| Given exercise |
Every line from the first one to the line containing "signal (drawn red)" should be echoed exactly; leave out the rest.

| Supplied data |
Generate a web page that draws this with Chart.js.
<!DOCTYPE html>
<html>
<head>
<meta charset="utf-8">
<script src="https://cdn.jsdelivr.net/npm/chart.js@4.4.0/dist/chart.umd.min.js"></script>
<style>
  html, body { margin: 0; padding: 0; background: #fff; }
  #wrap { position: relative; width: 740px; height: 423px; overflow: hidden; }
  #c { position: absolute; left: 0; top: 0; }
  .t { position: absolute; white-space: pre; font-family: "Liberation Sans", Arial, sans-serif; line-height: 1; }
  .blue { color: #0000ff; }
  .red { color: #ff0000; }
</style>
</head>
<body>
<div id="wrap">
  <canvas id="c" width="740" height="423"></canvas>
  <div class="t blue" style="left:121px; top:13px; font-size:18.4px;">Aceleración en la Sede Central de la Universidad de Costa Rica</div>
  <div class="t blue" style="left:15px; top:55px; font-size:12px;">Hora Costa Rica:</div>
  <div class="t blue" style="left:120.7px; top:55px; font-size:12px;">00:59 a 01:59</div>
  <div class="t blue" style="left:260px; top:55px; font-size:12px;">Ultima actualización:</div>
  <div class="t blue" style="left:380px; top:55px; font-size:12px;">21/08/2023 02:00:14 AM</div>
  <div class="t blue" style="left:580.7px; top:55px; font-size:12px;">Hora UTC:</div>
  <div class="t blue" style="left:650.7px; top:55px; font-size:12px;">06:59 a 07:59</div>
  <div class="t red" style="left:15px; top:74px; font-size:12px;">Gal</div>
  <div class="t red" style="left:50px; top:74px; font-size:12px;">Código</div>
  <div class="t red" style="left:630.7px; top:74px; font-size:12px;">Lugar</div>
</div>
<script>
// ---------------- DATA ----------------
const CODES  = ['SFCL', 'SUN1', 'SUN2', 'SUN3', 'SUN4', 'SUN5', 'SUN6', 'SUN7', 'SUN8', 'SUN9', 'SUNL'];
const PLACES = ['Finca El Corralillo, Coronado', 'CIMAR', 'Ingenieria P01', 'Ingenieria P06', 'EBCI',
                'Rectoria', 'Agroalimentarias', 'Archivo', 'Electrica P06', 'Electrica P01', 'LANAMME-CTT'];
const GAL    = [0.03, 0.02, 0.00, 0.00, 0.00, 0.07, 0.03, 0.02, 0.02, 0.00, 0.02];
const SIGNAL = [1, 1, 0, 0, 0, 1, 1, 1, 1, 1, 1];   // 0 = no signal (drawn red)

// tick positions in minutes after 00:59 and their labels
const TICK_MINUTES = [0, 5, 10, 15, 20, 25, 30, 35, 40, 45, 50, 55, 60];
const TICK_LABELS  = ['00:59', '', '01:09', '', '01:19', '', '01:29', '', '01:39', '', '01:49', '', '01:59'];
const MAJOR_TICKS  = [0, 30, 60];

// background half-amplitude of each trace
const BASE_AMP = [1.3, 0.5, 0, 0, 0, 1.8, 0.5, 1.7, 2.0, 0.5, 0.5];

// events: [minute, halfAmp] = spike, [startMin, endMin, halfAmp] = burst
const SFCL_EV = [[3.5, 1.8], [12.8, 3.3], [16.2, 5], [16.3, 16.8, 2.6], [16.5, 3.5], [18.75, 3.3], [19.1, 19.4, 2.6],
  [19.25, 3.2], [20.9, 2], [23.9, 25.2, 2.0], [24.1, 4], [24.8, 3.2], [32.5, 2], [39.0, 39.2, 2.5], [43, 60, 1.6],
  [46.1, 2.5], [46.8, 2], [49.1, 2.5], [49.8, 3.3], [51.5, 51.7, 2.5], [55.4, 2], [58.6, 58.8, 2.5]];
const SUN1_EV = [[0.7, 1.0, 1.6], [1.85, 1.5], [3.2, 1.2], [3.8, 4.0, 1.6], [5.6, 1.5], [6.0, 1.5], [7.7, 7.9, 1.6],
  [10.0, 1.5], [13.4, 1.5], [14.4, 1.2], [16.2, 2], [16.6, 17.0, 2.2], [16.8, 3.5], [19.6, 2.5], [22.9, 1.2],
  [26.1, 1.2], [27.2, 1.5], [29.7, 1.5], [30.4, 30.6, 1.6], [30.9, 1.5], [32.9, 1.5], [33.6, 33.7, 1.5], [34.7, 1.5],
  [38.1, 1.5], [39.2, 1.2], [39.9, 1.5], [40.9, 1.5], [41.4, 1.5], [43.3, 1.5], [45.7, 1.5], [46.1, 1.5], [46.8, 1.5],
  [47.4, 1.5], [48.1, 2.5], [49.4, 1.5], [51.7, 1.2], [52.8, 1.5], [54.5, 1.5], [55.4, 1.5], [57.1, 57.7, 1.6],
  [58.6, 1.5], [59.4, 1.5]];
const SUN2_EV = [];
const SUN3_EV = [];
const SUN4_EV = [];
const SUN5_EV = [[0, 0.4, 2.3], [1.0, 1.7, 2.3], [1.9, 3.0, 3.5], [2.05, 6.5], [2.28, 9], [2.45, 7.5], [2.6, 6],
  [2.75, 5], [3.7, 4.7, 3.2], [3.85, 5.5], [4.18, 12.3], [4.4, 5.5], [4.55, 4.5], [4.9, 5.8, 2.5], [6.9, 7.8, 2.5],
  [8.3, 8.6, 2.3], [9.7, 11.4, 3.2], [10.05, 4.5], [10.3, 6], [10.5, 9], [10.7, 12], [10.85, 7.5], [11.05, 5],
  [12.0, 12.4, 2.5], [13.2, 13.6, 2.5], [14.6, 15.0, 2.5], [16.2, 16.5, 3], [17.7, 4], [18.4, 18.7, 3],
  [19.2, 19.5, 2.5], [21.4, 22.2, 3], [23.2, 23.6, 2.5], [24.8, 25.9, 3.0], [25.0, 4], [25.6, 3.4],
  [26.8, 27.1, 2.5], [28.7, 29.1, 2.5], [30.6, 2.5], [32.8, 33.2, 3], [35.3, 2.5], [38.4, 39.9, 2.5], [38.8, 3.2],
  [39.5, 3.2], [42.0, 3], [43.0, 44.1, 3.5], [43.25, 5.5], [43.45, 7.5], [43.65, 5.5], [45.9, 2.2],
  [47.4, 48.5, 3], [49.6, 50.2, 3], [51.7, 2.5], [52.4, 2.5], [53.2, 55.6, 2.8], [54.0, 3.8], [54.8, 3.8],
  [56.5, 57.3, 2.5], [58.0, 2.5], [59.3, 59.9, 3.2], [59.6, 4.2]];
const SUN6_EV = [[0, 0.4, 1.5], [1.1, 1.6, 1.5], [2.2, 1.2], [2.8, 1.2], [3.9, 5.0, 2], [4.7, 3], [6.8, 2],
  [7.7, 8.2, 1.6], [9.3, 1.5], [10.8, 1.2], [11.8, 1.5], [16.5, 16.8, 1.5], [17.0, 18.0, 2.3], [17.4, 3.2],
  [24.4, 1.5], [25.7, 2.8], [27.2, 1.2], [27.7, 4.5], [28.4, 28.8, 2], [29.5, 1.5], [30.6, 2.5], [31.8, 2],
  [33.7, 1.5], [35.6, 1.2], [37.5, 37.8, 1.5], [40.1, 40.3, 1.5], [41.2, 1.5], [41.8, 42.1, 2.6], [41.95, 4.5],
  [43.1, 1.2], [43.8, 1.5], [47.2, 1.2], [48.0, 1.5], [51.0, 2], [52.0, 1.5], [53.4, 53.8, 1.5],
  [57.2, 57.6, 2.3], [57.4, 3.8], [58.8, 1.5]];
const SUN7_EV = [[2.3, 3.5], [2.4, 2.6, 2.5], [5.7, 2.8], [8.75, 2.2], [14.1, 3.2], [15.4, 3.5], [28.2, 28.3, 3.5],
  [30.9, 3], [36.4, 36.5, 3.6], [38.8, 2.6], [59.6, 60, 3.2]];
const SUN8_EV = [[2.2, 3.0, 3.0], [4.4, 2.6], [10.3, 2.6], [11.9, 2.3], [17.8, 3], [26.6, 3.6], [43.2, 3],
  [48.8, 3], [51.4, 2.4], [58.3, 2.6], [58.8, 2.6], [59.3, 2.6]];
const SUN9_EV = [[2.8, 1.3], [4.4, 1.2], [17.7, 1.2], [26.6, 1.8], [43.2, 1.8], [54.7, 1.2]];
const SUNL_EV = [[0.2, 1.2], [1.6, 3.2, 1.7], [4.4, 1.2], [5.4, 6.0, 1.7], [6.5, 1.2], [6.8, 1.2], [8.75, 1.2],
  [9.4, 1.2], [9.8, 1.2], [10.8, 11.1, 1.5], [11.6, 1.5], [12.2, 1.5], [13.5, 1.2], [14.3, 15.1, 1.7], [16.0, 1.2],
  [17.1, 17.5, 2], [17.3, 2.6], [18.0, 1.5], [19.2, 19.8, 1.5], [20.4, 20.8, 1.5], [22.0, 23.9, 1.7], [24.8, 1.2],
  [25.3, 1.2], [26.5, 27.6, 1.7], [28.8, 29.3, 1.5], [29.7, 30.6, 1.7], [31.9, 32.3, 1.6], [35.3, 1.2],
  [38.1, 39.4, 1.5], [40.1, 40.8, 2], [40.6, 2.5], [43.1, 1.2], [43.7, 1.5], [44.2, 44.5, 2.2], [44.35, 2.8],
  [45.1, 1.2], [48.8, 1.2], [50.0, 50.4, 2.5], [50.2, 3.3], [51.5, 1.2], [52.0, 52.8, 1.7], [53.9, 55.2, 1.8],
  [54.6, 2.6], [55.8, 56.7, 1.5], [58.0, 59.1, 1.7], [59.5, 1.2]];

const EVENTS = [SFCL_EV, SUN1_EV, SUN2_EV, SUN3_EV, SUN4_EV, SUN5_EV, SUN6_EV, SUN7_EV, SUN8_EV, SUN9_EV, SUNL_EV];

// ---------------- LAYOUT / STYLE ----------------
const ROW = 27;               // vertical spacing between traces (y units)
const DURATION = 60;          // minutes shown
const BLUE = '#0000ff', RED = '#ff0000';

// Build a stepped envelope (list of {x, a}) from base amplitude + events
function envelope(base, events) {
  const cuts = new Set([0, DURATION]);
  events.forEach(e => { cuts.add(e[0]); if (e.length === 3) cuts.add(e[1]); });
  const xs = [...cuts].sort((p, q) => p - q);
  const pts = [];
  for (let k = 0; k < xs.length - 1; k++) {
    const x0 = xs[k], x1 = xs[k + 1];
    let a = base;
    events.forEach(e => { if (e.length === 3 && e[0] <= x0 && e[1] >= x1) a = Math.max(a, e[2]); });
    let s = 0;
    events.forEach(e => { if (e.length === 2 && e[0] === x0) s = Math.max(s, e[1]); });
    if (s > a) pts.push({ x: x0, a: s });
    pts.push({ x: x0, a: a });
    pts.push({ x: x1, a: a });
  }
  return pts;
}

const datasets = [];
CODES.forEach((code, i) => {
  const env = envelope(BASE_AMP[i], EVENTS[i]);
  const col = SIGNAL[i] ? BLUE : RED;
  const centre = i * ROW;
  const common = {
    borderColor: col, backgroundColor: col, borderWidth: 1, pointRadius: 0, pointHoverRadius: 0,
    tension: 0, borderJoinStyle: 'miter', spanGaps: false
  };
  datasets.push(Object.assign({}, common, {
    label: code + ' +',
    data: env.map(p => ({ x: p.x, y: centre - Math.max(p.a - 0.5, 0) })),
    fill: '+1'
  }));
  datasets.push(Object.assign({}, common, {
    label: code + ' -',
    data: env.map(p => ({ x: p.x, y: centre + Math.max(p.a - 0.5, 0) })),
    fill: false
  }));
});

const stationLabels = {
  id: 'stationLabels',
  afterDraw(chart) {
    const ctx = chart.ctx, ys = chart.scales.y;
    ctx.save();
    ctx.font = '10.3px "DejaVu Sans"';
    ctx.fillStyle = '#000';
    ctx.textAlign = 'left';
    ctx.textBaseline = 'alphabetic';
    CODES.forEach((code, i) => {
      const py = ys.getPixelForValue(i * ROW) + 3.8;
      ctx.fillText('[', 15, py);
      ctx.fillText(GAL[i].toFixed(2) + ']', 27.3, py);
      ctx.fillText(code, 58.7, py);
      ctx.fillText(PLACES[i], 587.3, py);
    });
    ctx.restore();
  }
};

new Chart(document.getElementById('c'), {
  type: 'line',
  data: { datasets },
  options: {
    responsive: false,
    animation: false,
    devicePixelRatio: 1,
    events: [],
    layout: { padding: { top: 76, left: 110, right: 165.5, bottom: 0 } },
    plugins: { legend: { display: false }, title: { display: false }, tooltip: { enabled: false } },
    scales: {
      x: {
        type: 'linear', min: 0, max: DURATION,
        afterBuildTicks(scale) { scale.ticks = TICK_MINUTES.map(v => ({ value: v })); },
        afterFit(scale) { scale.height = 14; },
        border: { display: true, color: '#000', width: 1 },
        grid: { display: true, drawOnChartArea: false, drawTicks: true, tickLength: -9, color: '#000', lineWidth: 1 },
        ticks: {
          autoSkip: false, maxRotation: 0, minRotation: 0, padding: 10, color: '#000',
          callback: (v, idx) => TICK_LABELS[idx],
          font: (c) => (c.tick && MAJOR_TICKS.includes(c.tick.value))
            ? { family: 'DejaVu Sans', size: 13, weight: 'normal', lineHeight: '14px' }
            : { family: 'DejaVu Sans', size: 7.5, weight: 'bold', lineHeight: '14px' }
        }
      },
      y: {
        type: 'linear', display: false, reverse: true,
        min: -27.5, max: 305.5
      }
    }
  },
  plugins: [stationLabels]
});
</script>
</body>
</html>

| Reply to the task |
Generate a web page that draws this with Chart.js.
<!DOCTYPE html>
<html>
<head>
<meta charset="utf-8">
<script src="https://cdn.jsdelivr.net/npm/chart.js@4.4.0/dist/chart.umd.min.js"></script>
<style>
  html, body { margin: 0; padding: 0; background: #fff; }
  #wrap { position: relative; width: 740px; height: 423px; overflow: hidden; }
  #c { position: absolute; left: 0; top: 0; }
  .t { position: absolute; white-space: pre; font-family: "Liberation Sans", Arial, sans-serif; line-height: 1; }
  .blue { color: #0000ff; }
  .red { color: #ff0000; }
</style>
</head>
<body>
<div id="wrap">
  <canvas id="c" width="740" height="423"></canvas>
  <div class="t blue" style="left:121px; top:13px; font-size:18.4px;">Aceleración en la Sede Central de la Universidad de Costa Rica</div>
  <div class="t blue" style="left:15px; top:55px; font-size:12px;">Hora Costa Rica:</div>
  <div class="t blue" style="left:120.7px; top:55px; font-size:12px;">00:59 a 01:59</div>
  <div class="t blue" style="left:260px; top:55px; font-size:12px;">Ultima actualización:</div>
  <div class="t blue" style="left:380px; top:55px; font-size:12px;">21/08/2023 02:00:14 AM</div>
  <div class="t blue" style="left:580.7px; top:55px; font-size:12px;">Hora UTC:</div>
  <div class="t blue" style="left:650.7px; top:55px; font-size:12px;">06:59 a 07:59</div>
  <div class="t red" style="left:15px; top:74px; font-size:12px;">Gal</div>
  <div class="t red" style="left:50px; top:74px; font-size:12px;">Código</div>
  <div class="t red" style="left:630.7px; top:74px; font-size:12px;">Lugar</div>
</div>
<script>
// ---------------- DATA ----------------
const CODES  = ['SFCL', 'SUN1', 'SUN2', 'SUN3', 'SUN4', 'SUN5', 'SUN6', 'SUN7', 'SUN8', 'SUN9', 'SUNL'];
const PLACES = ['Finca El Corralillo, Coronado', 'CIMAR', 'Ingenieria P01', 'Ingenieria P06', 'EBCI',
                'Rectoria', 'Agroalimentarias', 'Archivo', 'Electrica P06', 'Electrica P01', 'LANAMME-CTT'];
const GAL    = [0.03, 0.02, 0.00, 0.00, 0.00, 0.07, 0.03, 0.02, 0.02, 0.00, 0.02];
const SIGNAL = [1, 1, 0, 0, 0, 1, 1, 1, 1, 1, 1];   // 0 = no signal (drawn red)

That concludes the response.